Athletes compete in the 1980 Moscow Marathon. (Pic: Bundesarchiv)
A growing number of countries, including the US, Britain and Australia, are planning an imperialist-driven boycott of the Winter Olympics in Beijing, China.
This “diplomatic boycott” won’t stop athletes participating in the Games that are set for February, but no government representatives will attend.
The US was first to announce its decision last month.
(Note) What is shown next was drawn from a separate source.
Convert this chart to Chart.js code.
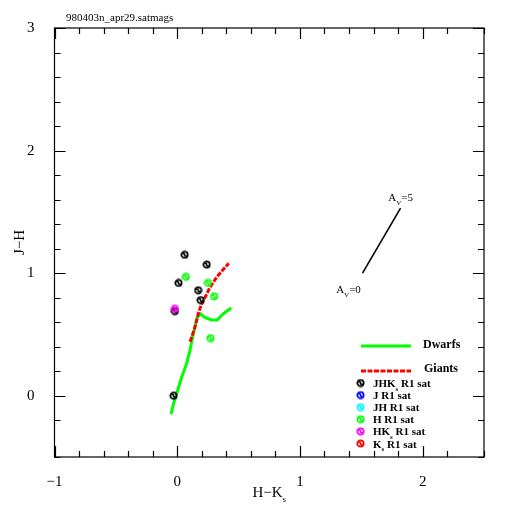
<!DOCTYPE html>
<html>
<head>
<meta charset="utf-8">
<script src="https://cdn.jsdelivr.net/npm/chart.js@4/dist/chart.umd.min.js"></script>
<style>
  html, body { margin: 0; padding: 0; background: #fff; }
  canvas { display: block; }
</style>
</head>
<body>
<canvas id="ccd" width="512" height="512"></canvas>
<script>
// H-Ks vs J-H colour-colour data
const jhk_hk = [0.06, 0.24, 0.01, 0.17, 0.19, -0.02, -0.03];
const jhk_jh = [1.15, 1.07, 0.92, 0.86, 0.78, 0.69, 0.00];
const h_hk = [0.07, 0.25, 0.30, 0.27];
const h_jh = [0.97, 0.92, 0.81, 0.47];
const hks_hk = [-0.02];
const hks_jh = [0.71];

const dwarfs_hk = [-0.05, -0.03, -0.005, 0.036, 0.076, 0.103, 0.125, 0.144, 0.163, 0.19, 0.226, 0.28, 0.326, 0.36, 0.40, 0.44];
const dwarfs_jh = [-0.15, -0.065, 0.016, 0.151, 0.26, 0.368, 0.476, 0.558, 0.639, 0.667, 0.639, 0.618, 0.618, 0.653, 0.688, 0.715];
const giants_hk = [0.105, 0.144, 0.171, 0.193, 0.226, 0.266, 0.32, 0.37, 0.42];
const giants_jh = [0.44, 0.558, 0.667, 0.734, 0.80, 0.883, 0.965, 1.024, 1.08];

const redvec_hk = [1.51, 1.82];
const redvec_jh = [1.00, 1.53];
const redvec_labels = ['0', '5'];

const legend_rows = [
  { color: '#000000', parts: [['JHK', 0], ['s', 1], [' R1 sat', 0]] },
  { color: '#0000ff', parts: [['J R1 sat', 0]] },
  { color: '#00ffff', parts: [['JH R1 sat', 0]] },
  { color: '#00ff00', parts: [['H R1 sat', 0]] },
  { color: '#ff00ff', parts: [['HK', 0], ['s', 1], [' R1 sat', 0]] },
  { color: '#ff0000', parts: [['K', 0], ['s', 1], [' R1 sat', 0]] }
];

const FONT = '"Liberation Serif", "DejaVu Serif", serif';

function pts(xs, ys) {
  return xs.map((x, i) => ({ x: x, y: ys[i] }));
}

// little pgplot-ish marker: circle with a stroke through it
function makeMarker(color) {
  const c = document.createElement('canvas');
  c.width = 9; c.height = 9;
  const g = c.getContext('2d');
  g.strokeStyle = color;
  g.lineWidth = 1.7;
  g.beginPath();
  g.arc(4.5, 4.5, 3.2, 0, Math.PI * 2);
  g.stroke();
  g.beginPath();
  g.moveTo(2.2, 3.6);
  g.quadraticCurveTo(4.5, 2.5, 4.5, 4.5);
  g.quadraticCurveTo(4.5, 6.5, 6.8, 5.4);
  g.stroke();
  return c;
}

// text with subscripts, parts = [[text, isSub], ...]
function drawParts(ctx, parts, x, y, size, weight, align) {
  const full = size + 'px ' + FONT;
  const small = Math.round(size * 0.6) + 'px ' + FONT;
  let w = 0;
  parts.forEach(p => {
    ctx.font = (weight || '') + ' ' + (p[1] ? small : full);
    w += ctx.measureText(p[0]).width;
  });
  let cx = align === 'center' ? x - w / 2 : x;
  ctx.textBaseline = 'alphabetic';
  ctx.textAlign = 'left';
  parts.forEach(p => {
    ctx.font = (weight || '') + ' ' + (p[1] ? small : full);
    ctx.fillText(p[0], cx, y + (p[1] ? size * 0.35 : 0));
    cx += ctx.measureText(p[0]).width;
  });
}

const isMajor = v => Math.abs(v - Math.round(v)) < 1e-6;

const framePlugin = {
  id: 'frame',
  afterDraw(chart) {
    const ctx = chart.ctx;
    const a = chart.chartArea;
    const xs = chart.scales.x, ys = chart.scales.y;
    ctx.save();
    ctx.strokeStyle = '#000';
    ctx.lineWidth = 1.2;
    ctx.strokeRect(a.left, a.top, a.right - a.left, a.bottom - a.top);
    ctx.beginPath();
    xs.ticks.forEach(t => {
      const px = Math.round(xs.getPixelForValue(t.value)) + 0.5;
      const len = isMajor(t.value) ? 11 : 6;
      ctx.moveTo(px, a.bottom); ctx.lineTo(px, a.bottom - len);
      ctx.moveTo(px, a.top); ctx.lineTo(px, a.top + len);
    });
    ys.ticks.forEach(t => {
      const py = Math.round(ys.getPixelForValue(t.value)) + 0.5;
      const len = isMajor(t.value) ? 11 : 6;
      ctx.moveTo(a.left, py); ctx.lineTo(a.left + len, py);
      ctx.moveTo(a.right, py); ctx.lineTo(a.right - len, py);
    });
    ctx.stroke();

    ctx.fillStyle = '#000';
    // title
    drawParts(ctx, [['980403n_apr29.satmags', 0]], 66, 21, 11, '');
    // axis titles
    drawParts(ctx, [['H\u2212K', 0], ['s', 1]], (a.left + a.right) / 2, 497, 15, '', 'center');
    ctx.save();
    ctx.translate(24, (a.top + a.bottom) / 2);
    ctx.rotate(-Math.PI / 2);
    drawParts(ctx, [['J\u2212H', 0]], 0, 0, 15, '', 'center');
    ctx.restore();

    // reddening vector labels
    const p0x = xs.getPixelForValue(redvec_hk[0]), p0y = ys.getPixelForValue(redvec_jh[0]);
    const p1x = xs.getPixelForValue(redvec_hk[1]), p1y = ys.getPixelForValue(redvec_jh[1]);
    drawParts(ctx, [['A', 0], ['V', 1], ['=' + redvec_labels[0], 0]], p0x - 14, p0y + 20, 11, '', 'center');
    drawParts(ctx, [['A', 0], ['V', 1], ['=' + redvec_labels[1], 0]], p1x, p1y - 7, 11, '', 'center');

    // legend
    ctx.lineWidth = 3;
    ctx.strokeStyle = '#00ff00';
    ctx.beginPath(); ctx.moveTo(361, 346); ctx.lineTo(411, 346); ctx.stroke();
    ctx.strokeStyle = '#ff0000';
    ctx.setLineDash([5, 1.5]);
    ctx.beginPath(); ctx.moveTo(361, 371); ctx.lineTo(411, 371); ctx.stroke();
    ctx.setLineDash([]);
    ctx.fillStyle = '#000';
    drawParts(ctx, [['Dwarfs', 0]], 423, 348, 12, 'bold');
    drawParts(ctx, [['Giants', 0]], 424, 372, 12, 'bold');
    legend_rows.forEach((r, i) => {
      const y = 383 + i * 12.1;
      ctx.drawImage(makeMarker(r.color), 356, y - 4.5);
      ctx.fillStyle = '#000';
      drawParts(ctx, r.parts, 373, y + 4, 11, 'bold');
    });
    ctx.restore();
  }
};

const tickLabel = v => isMajor(v) ? String(Math.round(v)).replace('-', '\u2212') : '';

// lower dataset index is drawn on top
new Chart(document.getElementById('ccd'), {
  type: 'scatter',
  data: {
    datasets: [
      { label: 'HKs R1 sat', data: pts(hks_hk, hks_jh), pointStyle: makeMarker('#ff00ff'), pointRadius: 4.5 },
      { label: 'JHKs R1 sat', data: pts(jhk_hk, jhk_jh), pointStyle: makeMarker('#000000'), pointRadius: 4.5 },
      { label: 'H R1 sat', data: pts(h_hk, h_jh), pointStyle: makeMarker('#00ff00'), pointRadius: 4.5 },
      { label: 'Giants', data: pts(giants_hk, giants_jh), showLine: true, borderColor: '#ff0000',
        borderWidth: 3, borderDash: [5, 1.5], pointRadius: 0, fill: false, tension: 0 },
      { label: 'Dwarfs', data: pts(dwarfs_hk, dwarfs_jh), showLine: true, borderColor: '#00ff00',
        borderWidth: 3, pointRadius: 0, fill: false, tension: 0 },
      { label: 'Av', data: pts(redvec_hk, redvec_jh), showLine: true, borderColor: '#000000',
        borderWidth: 1.6, pointRadius: 0, fill: false }
    ]
  },
  options: {
    responsive: false,
    animation: false,
    devicePixelRatio: 1,
    layout: { padding: { top: 28, right: 28, left: 0, bottom: 0 } },
    plugins: { legend: { display: false }, tooltip: { enabled: false } },
    scales: {
      x: {
        type: 'linear', min: -1, max: 2.5,
        grid: { display: false },
        border: { display: false },
        ticks: { stepSize: 0.2, autoSkip: false, maxRotation: 0, padding: 8, color: '#000',
          font: { family: FONT, size: 15 }, callback: tickLabel },
        afterFit: s => { s.height = 55; }
      },
      y: {
        type: 'linear', min: -0.5, max: 3,
        grid: { display: false },
        border: { display: false },
        ticks: { stepSize: 0.2, autoSkip: false, padding: 12, color: '#000',
          font: { family: FONT, size: 15 }, callback: tickLabel },
        afterFit: s => { s.width = 54.5; }
      }
    }
  },
  plugins: [framePlugin]
});
</script>
</body>
</html>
It accuses China of holding over one million, mostly Muslim, Uyghurs in repressive “political education” camps in the western Xinjiang Provence.
The use of forced labour, heavy surveillance and torture tactics in the camps has been widely reported.
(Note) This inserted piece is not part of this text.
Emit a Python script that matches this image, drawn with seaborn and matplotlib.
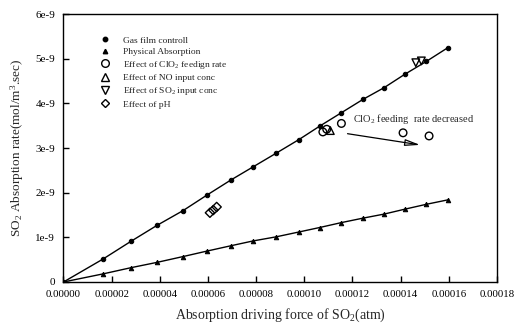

China initially denied the camps’ existence, but later relented.
The US, and a growing number of its allies, hypocritically denounce China for human rights abuses.
Each has its own bloody record of torture camps, genocide, and military occupation.
No one should support this boycott which is little more than an imperialist power play.
But neither should we ignore the oppression of the Uyghurs. If Uyghur groups themselves called for a boycott, socialists would have to give their call serious consideration.
Socialists insist it is both possible and necessary to oppose both US and Chinese imperialism, and to fight against both.
There is no value in declaring that sport ought to be free of politics and international rivalry.
The modern Olympics have always been political. They provide a stage for imperialist competition to gain a mass audience, and an opportunity to express “soft power”.
Radical writer George Orwell argued that nationalism is at the core of major sporting events.
While the Games’ organisers will doubtless talk of “bringing the world together”, our ruling classes know that international sport encourages nationalism and rivalry, not comradeship.
That’s why boycotts have hit several Olympics Games in the past.
In 1976, grassroots resistance forced 29 countries to boycott the Canadian Games after the Olympic Committee refused to ban New Zealand. Earlier that year the New Zealand rugby team toured apartheid South Africa despite a sporting embargo.
The US and Britain never joined calls to boycott those Games. Nor did they boycott the Mexican Games in 1968 when police gunned down anti-government student protesters.
The ruling class argue that politics must be kept separate from sport until they can use it to their own advantage.
The most prolific boycott was in 1980 when 65 countries, led by the US, boycotted the Summer Olympics hosted by the Soviet Union. The reason? The Soviet invasion of Afghanistan.
Those who thought this was an act of from US ruling class towards the Afghan people need only look at what happened in the decades that followed.
The US invaded Afghanistan in 2001 leading to one million deaths. Now, after leaving the country destroyed and destitute, the country stands on the brink of mass starvation.
The real motivation for the US-led boycott of the Games in China is economic and geopolitical. The US regards China as the main threat to its global dominance.
The boycott won’t help the Uyghurs win liberation, but it will fulfil the imperialist purpose of showing the world that the West is willing to intensify confrontation.
Olympic boycotts only become vehicles for real change when mass public pressure comes to bear.
In 1968 many African countries vowed to boycott the Games if apartheid South Africa wasn’t excluded from the competition, which it eventually was.
The liberation of oppressed Uyghurs can come only through their own protests and uprisings.
Emancipation cannot be simply handed to them from Washington.